* _Source data_
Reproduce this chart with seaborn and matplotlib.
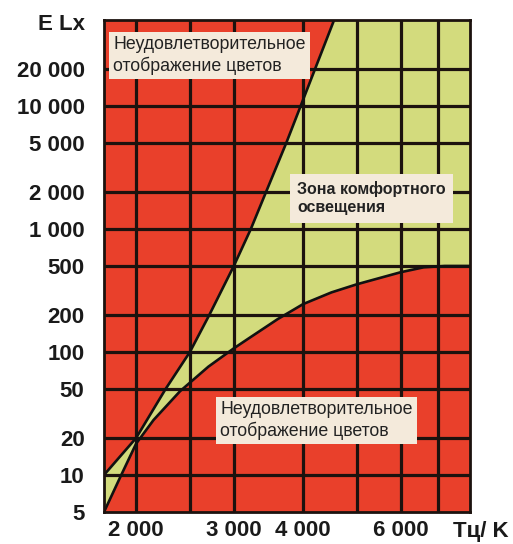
import numpy as np
import matplotlib
matplotlib.use("Agg")
import matplotlib.pyplot as plt
from matplotlib.ticker import NullLocator
import seaborn as sns

# Kruithof-type comfort diagram: colour temperature vs illuminance
# upper boundary of the comfort zone
upper_T = [1750, 2000, 2260, 2500, 2710, 3000, 3220, 3430, 3730, 3960, 4550]
upper_E = [10, 20, 50, 100, 200, 500, 1000, 2000, 5000, 10000, 50000]

# lower boundary of the comfort zone
lower_T = [1750, 1880, 2000, 2150, 2400, 2700, 3000, 3200, 3600, 4000, 4500,
           5000, 6000, 6600, 7200, 8000]
lower_E = [5, 10, 18, 28, 48, 76, 107, 130, 185, 245, 305, 355, 445, 488, 500, 500]

x_grid = [2000, 2500, 3000, 4000, 5000, 6000, 7000]
y_grid = [10, 20, 50, 100, 200, 500, 1000, 2000, 5000, 10000, 20000]

x_ticks = [2000, 3000, 4000, 6000]
x_labels = ["2 000", "3 000", "4 000", "6 000"]
y_ticks = [5, 10, 20, 50, 100, 200, 500, 1000, 2000, 5000, 10000, 20000]
y_labels = ["5", "10", "20", "50", "100", "200", "500", "1 000", "2 000",
            "5 000", "10 000", "20 000"]

x_lim = (1750, 8000)
y_lim = (5, 50000)

bad_text = "Неудовлетворительное\nотображение цветов"
good_text = "Зона комфортного\nосвещения"

red = "#E9402B"
green = "#D3DB7D"
cream = "#F4EADB"
dark = "#1c120e"

sns.set_style("white")
plt.rcParams["font.family"] = ["Liberation Sans", "DejaVu Sans"]

fig = plt.figure(figsize=(5.13, 5.44), dpi=100)
ax = fig.add_axes([104 / 513, 32 / 544, 366 / 513, 492 / 544])
ax.set_xscale("log")
ax.set_yscale("log")
ax.set_facecolor(red)

# comfort zone polygon: up the upper curve, across the top, back down the lower curve
poly_T = upper_T + [x_lim[1]] + lower_T[::-1]
poly_E = upper_E + [y_lim[1]] + lower_E[::-1]
ax.fill(poly_T, poly_E, color=green, zorder=1, lw=0)

for t in x_grid:
    ax.axvline(t, color=dark, lw=2.3, zorder=2)
for e in y_grid:
    ax.axhline(e, color=dark, lw=2.3, zorder=2)

sns.lineplot(x=upper_T, y=upper_E, ax=ax, color="#111111", lw=1.9,
             sort=False, estimator=None, zorder=3)
sns.lineplot(x=lower_T, y=lower_E, ax=ax, color="#111111", lw=1.9,
             sort=False, estimator=None, zorder=3)

ax.set_xlim(*x_lim)
ax.set_ylim(*y_lim)
ax.xaxis.set_minor_locator(NullLocator())
ax.yaxis.set_minor_locator(NullLocator())
ax.set_xticks(x_ticks, x_labels)
ax.set_yticks(y_ticks, y_labels)
ax.tick_params(axis="both", length=0, labelsize=16, colors="#1a1a1a")
ax.tick_params(axis="y", pad=14)
ax.tick_params(axis="x", pad=6)
for lab in ax.get_xticklabels() + ax.get_yticklabels():
    lab.set_fontweight("bold")
ax.set_xlabel("")
ax.set_ylabel("")

for s in ax.spines.values():
    s.set_color(dark)
    s.set_linewidth(2)
    s.set_zorder(4)

ax.text(-0.052, 0.99, "E Lx", transform=ax.transAxes, ha="right", va="center",
        fontsize=16, fontweight="bold", color="#1a1a1a")
ax.text(1.03, -0.039, "Tц/ K", transform=ax.transAxes, ha="center", va="center",
        fontsize=16, fontweight="bold", color="#1a1a1a")

box = dict(boxstyle="square,pad=0.25", fc=cream, ec="none")
ax.text(0.025, 0.928, bad_text, transform=ax.transAxes, ha="left", va="center",
        fontsize=12.8, color="#222222", bbox=box, zorder=6, linespacing=1.25)
ax.text(0.317, 0.186, bad_text, transform=ax.transAxes, ha="left", va="center",
        fontsize=12.8, color="#222222", bbox=box, zorder=6, linespacing=1.25)
ax.text(0.528, 0.638, good_text, transform=ax.transAxes, ha="left", va="center",
        fontsize=11.5, fontweight="bold", color="#222222",
        bbox=dict(boxstyle="square,pad=0.45", fc=cream, ec="none"), zorder=6,
        linespacing=1.3)

fig.savefig("out.png", dpi=100)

* _Task brief_
Leave out any pictures, please, and quote only the lines from the top of the data through the line that contains "ax.fill(poly_T, poly_E, color=green, zorder=1, lw=0)".

* _Full output_
Reproduce this chart with seaborn and matplotlib.
import numpy as np
import matplotlib
matplotlib.use("Agg")
import matplotlib.pyplot as plt
from matplotlib.ticker import NullLocator
import seaborn as sns

# Kruithof-type comfort diagram: colour temperature vs illuminance
# upper boundary of the comfort zone
upper_T = [1750, 2000, 2260, 2500, 2710, 3000, 3220, 3430, 3730, 3960, 4550]
upper_E = [10, 20, 50, 100, 200, 500, 1000, 2000, 5000, 10000, 50000]

# lower boundary of the comfort zone
lower_T = [1750, 1880, 2000, 2150, 2400, 2700, 3000, 3200, 3600, 4000, 4500,
           5000, 6000, 6600, 7200, 8000]
lower_E = [5, 10, 18, 28, 48, 76, 107, 130, 185, 245, 305, 355, 445, 488, 500, 500]

x_grid = [2000, 2500, 3000, 4000, 5000, 6000, 7000]
y_grid = [10, 20, 50, 100, 200, 500, 1000, 2000, 5000, 10000, 20000]

x_ticks = [2000, 3000, 4000, 6000]
x_labels = ["2 000", "3 000", "4 000", "6 000"]
y_ticks = [5, 10, 20, 50, 100, 200, 500, 1000, 2000, 5000, 10000, 20000]
y_labels = ["5", "10", "20", "50", "100", "200", "500", "1 000", "2 000",
            "5 000", "10 000", "20 000"]

x_lim = (1750, 8000)
y_lim = (5, 50000)

bad_text = "Неудовлетворительное\nотображение цветов"
good_text = "Зона комфортного\nосвещения"

red = "#E9402B"
green = "#D3DB7D"
cream = "#F4EADB"
dark = "#1c120e"

sns.set_style("white")
plt.rcParams["font.family"] = ["Liberation Sans", "DejaVu Sans"]

fig = plt.figure(figsize=(5.13, 5.44), dpi=100)
ax = fig.add_axes([104 / 513, 32 / 544, 366 / 513, 492 / 544])
ax.set_xscale("log")
ax.set_yscale("log")
ax.set_facecolor(red)

# comfort zone polygon: up the upper curve, across the top, back down the lower curve
poly_T = upper_T + [x_lim[1]] + lower_T[::-1]
poly_E = upper_E + [y_lim[1]] + lower_E[::-1]
ax.fill(poly_T, poly_E, color=green, zorder=1, lw=0)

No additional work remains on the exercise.